__Available data__

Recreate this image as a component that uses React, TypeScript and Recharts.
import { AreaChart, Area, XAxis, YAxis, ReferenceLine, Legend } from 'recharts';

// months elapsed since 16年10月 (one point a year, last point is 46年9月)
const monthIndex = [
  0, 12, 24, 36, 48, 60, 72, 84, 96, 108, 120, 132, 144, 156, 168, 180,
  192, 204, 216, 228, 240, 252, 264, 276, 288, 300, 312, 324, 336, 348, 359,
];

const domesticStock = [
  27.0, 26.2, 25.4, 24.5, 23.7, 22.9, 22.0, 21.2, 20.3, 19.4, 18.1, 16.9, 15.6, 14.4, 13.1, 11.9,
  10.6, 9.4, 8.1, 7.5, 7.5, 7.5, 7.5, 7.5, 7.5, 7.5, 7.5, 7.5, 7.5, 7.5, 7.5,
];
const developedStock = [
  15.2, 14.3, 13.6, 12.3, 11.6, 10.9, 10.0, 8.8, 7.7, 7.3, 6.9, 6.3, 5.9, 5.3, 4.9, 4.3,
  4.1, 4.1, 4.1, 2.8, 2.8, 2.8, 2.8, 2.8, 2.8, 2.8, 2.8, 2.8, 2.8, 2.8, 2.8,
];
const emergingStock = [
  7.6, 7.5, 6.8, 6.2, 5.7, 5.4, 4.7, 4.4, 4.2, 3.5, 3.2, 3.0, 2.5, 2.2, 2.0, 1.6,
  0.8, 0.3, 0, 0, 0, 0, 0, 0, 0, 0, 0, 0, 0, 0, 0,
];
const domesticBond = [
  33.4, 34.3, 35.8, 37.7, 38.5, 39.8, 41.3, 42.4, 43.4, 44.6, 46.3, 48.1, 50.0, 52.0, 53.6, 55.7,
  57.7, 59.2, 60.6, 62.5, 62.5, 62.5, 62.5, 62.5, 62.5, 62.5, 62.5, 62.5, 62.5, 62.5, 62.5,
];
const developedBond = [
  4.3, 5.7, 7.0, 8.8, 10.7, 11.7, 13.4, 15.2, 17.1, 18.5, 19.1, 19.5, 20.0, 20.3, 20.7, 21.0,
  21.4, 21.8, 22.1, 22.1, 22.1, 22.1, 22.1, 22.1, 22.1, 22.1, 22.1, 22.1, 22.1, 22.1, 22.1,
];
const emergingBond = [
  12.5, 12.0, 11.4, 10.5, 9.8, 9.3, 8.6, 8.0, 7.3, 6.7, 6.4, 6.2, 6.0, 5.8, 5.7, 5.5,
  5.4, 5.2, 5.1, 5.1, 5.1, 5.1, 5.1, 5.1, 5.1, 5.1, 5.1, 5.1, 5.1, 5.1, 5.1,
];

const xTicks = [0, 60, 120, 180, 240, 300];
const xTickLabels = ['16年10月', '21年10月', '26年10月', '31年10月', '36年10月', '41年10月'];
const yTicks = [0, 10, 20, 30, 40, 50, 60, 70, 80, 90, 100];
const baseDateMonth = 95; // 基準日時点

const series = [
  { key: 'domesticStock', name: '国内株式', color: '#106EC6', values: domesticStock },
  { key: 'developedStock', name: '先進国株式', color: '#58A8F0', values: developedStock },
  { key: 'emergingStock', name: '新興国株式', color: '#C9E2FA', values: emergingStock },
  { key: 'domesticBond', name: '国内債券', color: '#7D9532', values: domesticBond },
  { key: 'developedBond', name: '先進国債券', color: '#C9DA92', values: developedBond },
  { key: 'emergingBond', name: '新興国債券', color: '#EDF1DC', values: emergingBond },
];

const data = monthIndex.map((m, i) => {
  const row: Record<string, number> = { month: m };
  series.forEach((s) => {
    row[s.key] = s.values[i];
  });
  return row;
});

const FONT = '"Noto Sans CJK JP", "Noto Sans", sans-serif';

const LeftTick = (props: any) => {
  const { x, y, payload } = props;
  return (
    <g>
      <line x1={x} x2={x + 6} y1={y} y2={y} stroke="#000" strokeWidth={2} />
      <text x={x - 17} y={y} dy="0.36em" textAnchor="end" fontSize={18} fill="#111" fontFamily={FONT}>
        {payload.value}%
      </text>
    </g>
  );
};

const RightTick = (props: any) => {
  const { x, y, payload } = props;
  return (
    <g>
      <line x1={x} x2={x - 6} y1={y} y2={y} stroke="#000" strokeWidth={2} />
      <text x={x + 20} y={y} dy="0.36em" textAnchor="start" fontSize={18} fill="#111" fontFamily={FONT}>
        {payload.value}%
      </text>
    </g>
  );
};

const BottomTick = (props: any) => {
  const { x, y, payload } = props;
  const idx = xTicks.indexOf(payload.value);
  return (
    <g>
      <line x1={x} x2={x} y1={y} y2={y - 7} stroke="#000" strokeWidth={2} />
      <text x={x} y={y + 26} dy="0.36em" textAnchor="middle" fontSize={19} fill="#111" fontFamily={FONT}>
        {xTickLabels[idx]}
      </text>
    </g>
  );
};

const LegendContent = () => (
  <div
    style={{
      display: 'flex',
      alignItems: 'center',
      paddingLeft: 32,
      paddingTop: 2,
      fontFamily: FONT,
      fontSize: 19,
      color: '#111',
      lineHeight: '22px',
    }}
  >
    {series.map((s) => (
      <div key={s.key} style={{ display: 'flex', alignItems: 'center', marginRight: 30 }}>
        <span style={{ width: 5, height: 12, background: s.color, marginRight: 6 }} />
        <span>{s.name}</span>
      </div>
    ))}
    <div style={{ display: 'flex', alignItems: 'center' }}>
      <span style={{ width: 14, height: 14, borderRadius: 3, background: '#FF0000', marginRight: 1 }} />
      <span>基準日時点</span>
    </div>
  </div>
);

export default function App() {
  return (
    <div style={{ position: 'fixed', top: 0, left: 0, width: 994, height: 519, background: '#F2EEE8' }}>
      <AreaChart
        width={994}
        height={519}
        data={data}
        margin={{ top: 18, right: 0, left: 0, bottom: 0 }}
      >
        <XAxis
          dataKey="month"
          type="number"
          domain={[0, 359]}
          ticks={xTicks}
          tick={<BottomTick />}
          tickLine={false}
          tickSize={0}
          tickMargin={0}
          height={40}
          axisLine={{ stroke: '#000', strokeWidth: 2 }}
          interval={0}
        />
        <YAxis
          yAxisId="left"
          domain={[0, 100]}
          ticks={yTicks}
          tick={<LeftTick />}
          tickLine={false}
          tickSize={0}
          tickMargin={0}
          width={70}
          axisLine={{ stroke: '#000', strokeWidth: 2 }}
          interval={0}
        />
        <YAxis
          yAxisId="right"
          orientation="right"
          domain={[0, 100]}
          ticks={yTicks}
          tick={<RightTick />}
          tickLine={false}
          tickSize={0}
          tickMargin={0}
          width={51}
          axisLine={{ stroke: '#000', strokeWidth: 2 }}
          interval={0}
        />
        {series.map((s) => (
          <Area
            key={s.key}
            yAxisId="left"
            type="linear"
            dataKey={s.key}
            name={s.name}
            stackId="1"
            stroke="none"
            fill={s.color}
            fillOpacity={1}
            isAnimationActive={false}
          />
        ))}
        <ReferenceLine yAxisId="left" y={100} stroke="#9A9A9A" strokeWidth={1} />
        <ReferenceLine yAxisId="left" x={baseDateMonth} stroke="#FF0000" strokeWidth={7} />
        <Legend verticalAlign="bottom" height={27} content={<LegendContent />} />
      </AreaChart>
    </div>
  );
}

__Task details__
Write the material out exactly, with nothing left out.

__The answer__
Recreate this image as a component that uses React, TypeScript and Recharts.
import { AreaChart, Area, XAxis, YAxis, ReferenceLine, Legend } from 'recharts';

// months elapsed since 16年10月 (one point a year, last point is 46年9月)
const monthIndex = [
  0, 12, 24, 36, 48, 60, 72, 84, 96, 108, 120, 132, 144, 156, 168, 180,
  192, 204, 216, 228, 240, 252, 264, 276, 288, 300, 312, 324, 336, 348, 359,
];

const domesticStock = [
  27.0, 26.2, 25.4, 24.5, 23.7, 22.9, 22.0, 21.2, 20.3, 19.4, 18.1, 16.9, 15.6, 14.4, 13.1, 11.9,
  10.6, 9.4, 8.1, 7.5, 7.5, 7.5, 7.5, 7.5, 7.5, 7.5, 7.5, 7.5, 7.5, 7.5, 7.5,
];
const developedStock = [
  15.2, 14.3, 13.6, 12.3, 11.6, 10.9, 10.0, 8.8, 7.7, 7.3, 6.9, 6.3, 5.9, 5.3, 4.9, 4.3,
  4.1, 4.1, 4.1, 2.8, 2.8, 2.8, 2.8, 2.8, 2.8, 2.8, 2.8, 2.8, 2.8, 2.8, 2.8,
];
const emergingStock = [
  7.6, 7.5, 6.8, 6.2, 5.7, 5.4, 4.7, 4.4, 4.2, 3.5, 3.2, 3.0, 2.5, 2.2, 2.0, 1.6,
  0.8, 0.3, 0, 0, 0, 0, 0, 0, 0, 0, 0, 0, 0, 0, 0,
];
const domesticBond = [
  33.4, 34.3, 35.8, 37.7, 38.5, 39.8, 41.3, 42.4, 43.4, 44.6, 46.3, 48.1, 50.0, 52.0, 53.6, 55.7,
  57.7, 59.2, 60.6, 62.5, 62.5, 62.5, 62.5, 62.5, 62.5, 62.5, 62.5, 62.5, 62.5, 62.5, 62.5,
];
const developedBond = [
  4.3, 5.7, 7.0, 8.8, 10.7, 11.7, 13.4, 15.2, 17.1, 18.5, 19.1, 19.5, 20.0, 20.3, 20.7, 21.0,
  21.4, 21.8, 22.1, 22.1, 22.1, 22.1, 22.1, 22.1, 22.1, 22.1, 22.1, 22.1, 22.1, 22.1, 22.1,
];
const emergingBond = [
  12.5, 12.0, 11.4, 10.5, 9.8, 9.3, 8.6, 8.0, 7.3, 6.7, 6.4, 6.2, 6.0, 5.8, 5.7, 5.5,
  5.4, 5.2, 5.1, 5.1, 5.1, 5.1, 5.1, 5.1, 5.1, 5.1, 5.1, 5.1, 5.1, 5.1, 5.1,
];

const xTicks = [0, 60, 120, 180, 240, 300];
const xTickLabels = ['16年10月', '21年10月', '26年10月', '31年10月', '36年10月', '41年10月'];
const yTicks = [0, 10, 20, 30, 40, 50, 60, 70, 80, 90, 100];
const baseDateMonth = 95; // 基準日時点

const series = [
  { key: 'domesticStock', name: '国内株式', color: '#106EC6', values: domesticStock },
  { key: 'developedStock', name: '先進国株式', color: '#58A8F0', values: developedStock },
  { key: 'emergingStock', name: '新興国株式', color: '#C9E2FA', values: emergingStock },
  { key: 'domesticBond', name: '国内債券', color: '#7D9532', values: domesticBond },
  { key: 'developedBond', name: '先進国債券', color: '#C9DA92', values: developedBond },
  { key: 'emergingBond', name: '新興国債券', color: '#EDF1DC', values: emergingBond },
];

const data = monthIndex.map((m, i) => {
  const row: Record<string, number> = { month: m };
  series.forEach((s) => {
    row[s.key] = s.values[i];
  });
  return row;
});

const FONT = '"Noto Sans CJK JP", "Noto Sans", sans-serif';

const LeftTick = (props: any) => {
  const { x, y, payload } = props;
  return (
    <g>
      <line x1={x} x2={x + 6} y1={y} y2={y} stroke="#000" strokeWidth={2} />
      <text x={x - 17} y={y} dy="0.36em" textAnchor="end" fontSize={18} fill="#111" fontFamily={FONT}>
        {payload.value}%
      </text>
    </g>
  );
};

const RightTick = (props: any) => {
  const { x, y, payload } = props;
  return (
    <g>
      <line x1={x} x2={x - 6} y1={y} y2={y} stroke="#000" strokeWidth={2} />
      <text x={x + 20} y={y} dy="0.36em" textAnchor="start" fontSize={18} fill="#111" fontFamily={FONT}>
        {payload.value}%
      </text>
    </g>
  );
};

const BottomTick = (props: any) => {
  const { x, y, payload } = props;
  const idx = xTicks.indexOf(payload.value);
  return (
    <g>
      <line x1={x} x2={x} y1={y} y2={y - 7} stroke="#000" strokeWidth={2} />
      <text x={x} y={y + 26} dy="0.36em" textAnchor="middle" fontSize={19} fill="#111" fontFamily={FONT}>
        {xTickLabels[idx]}
      </text>
    </g>
  );
};

const LegendContent = () => (
  <div
    style={{
      display: 'flex',
      alignItems: 'center',
      paddingLeft: 32,
      paddingTop: 2,
      fontFamily: FONT,
      fontSize: 19,
      color: '#111',
      lineHeight: '22px',
    }}
  >
    {series.map((s) => (
      <div key={s.key} style={{ display: 'flex', alignItems: 'center', marginRight: 30 }}>
        <span style={{ width: 5, height: 12, background: s.color, marginRight: 6 }} />
        <span>{s.name}</span>
      </div>
    ))}
    <div style={{ display: 'flex', alignItems: 'center' }}>
      <span style={{ width: 14, height: 14, borderRadius: 3, background: '#FF0000', marginRight: 1 }} />
      <span>基準日時点</span>
    </div>
  </div>
);

export default function App() {
  return (
    <div style={{ position: 'fixed', top: 0, left: 0, width: 994, height: 519, background: '#F2EEE8' }}>
      <AreaChart
        width={994}
        height={519}
        data={data}
        margin={{ top: 18, right: 0, left: 0, bottom: 0 }}
      >
        <XAxis
          dataKey="month"
          type="number"
          domain={[0, 359]}
          ticks={xTicks}
          tick={<BottomTick />}
          tickLine={false}
          tickSize={0}
          tickMargin={0}
          height={40}
          axisLine={{ stroke: '#000', strokeWidth: 2 }}
          interval={0}
        />
        <YAxis
          yAxisId="left"
          domain={[0, 100]}
          ticks={yTicks}
          tick={<LeftTick />}
          tickLine={false}
          tickSize={0}
          tickMargin={0}
          width={70}
          axisLine={{ stroke: '#000', strokeWidth: 2 }}
          interval={0}
        />
        <YAxis
          yAxisId="right"
          orientation="right"
          domain={[0, 100]}
          ticks={yTicks}
          tick={<RightTick />}
          tickLine={false}
          tickSize={0}
          tickMargin={0}
          width={51}
          axisLine={{ stroke: '#000', strokeWidth: 2 }}
          interval={0}
        />
        {series.map((s) => (
          <Area
            key={s.key}
            yAxisId="left"
            type="linear"
            dataKey={s.key}
            name={s.name}
            stackId="1"
            stroke="none"
            fill={s.color}
            fillOpacity={1}
            isAnimationActive={false}
          />
        ))}
        <ReferenceLine yAxisId="left" y={100} stroke="#9A9A9A" strokeWidth={1} />
        <ReferenceLine yAxisId="left" x={baseDateMonth} stroke="#FF0000" strokeWidth={7} />
        <Legend verticalAlign="bottom" height={27} content={<LegendContent />} />
      </AreaChart>
    </div>
  );
}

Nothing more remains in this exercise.